Conference programme

Organizers: the fellows of the Interdisciplinary Fellow Group on "Land Governance in West Africa through Interdisciplinary Empirical Lenses" (IFG 6)

The conference hosted by the sixth cohort of the Interdisciplinary Fellow Group (IFG 6) of the Merian Institute for Advanced Studies in Africa engages with the discourse and implications of land governance in West Africa. Land governance is conceived of in this conference as the cumulation of dynamic social practices that result in tensions and conflicts but also cooperation. As a result, transformations, reconfigurations, and hybridizations of access to, use of, and security of land continue to constantly redefine land governance. Access and use of land is a multidimensional source of social, political, juridical and economic tensions as several actors are interested in and affected by it. Each actor or actor group has his/her perceptions of how to regulate the use of the stake. Drawing on empirical field research, the present research project aims at describing and analyzing how and to what extent different actors interact to shape land governance dynamics in rural and urban West Africa.

Some questions are pertinent. In view of the twining of social strategies over land, these questions include asking about who governs and who is governed; who mediates conflicts and who decides on which mediator; by whose regime should land governance be maintained, among others. The specific aim of this conference is to understand and forecast: 

how land governance in West Africa produce, minimizes, or transforms conflicts over land;  

how land litigations in Francophone and Anglophones countries can be minimized; and

how sustainable could land governance be in West Africa.
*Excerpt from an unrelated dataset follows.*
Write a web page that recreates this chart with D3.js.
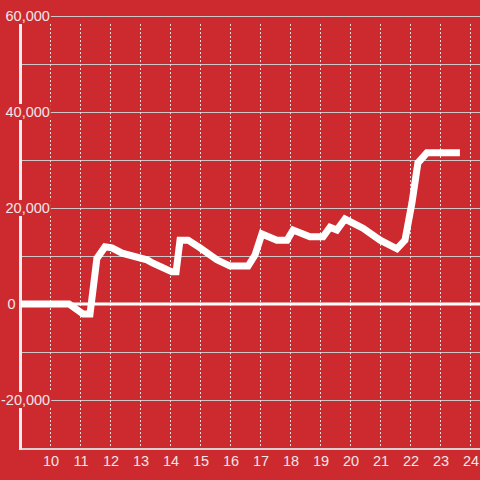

The conference brought together participants from a wide range of disciplines including but not limited to Geography, Sociology, Anthropology, Political Science, History, Natural Sciences etc. It invited participants working on land governance (rural, peri-urban and urban) from academia, business, traditional authority, government (local, national, and international) .Represented were Ghanaian institutions of land affairs such as the Lands commission, and the Customary land secretariats, district assemblies, and Office of Administrator of Stool Lands.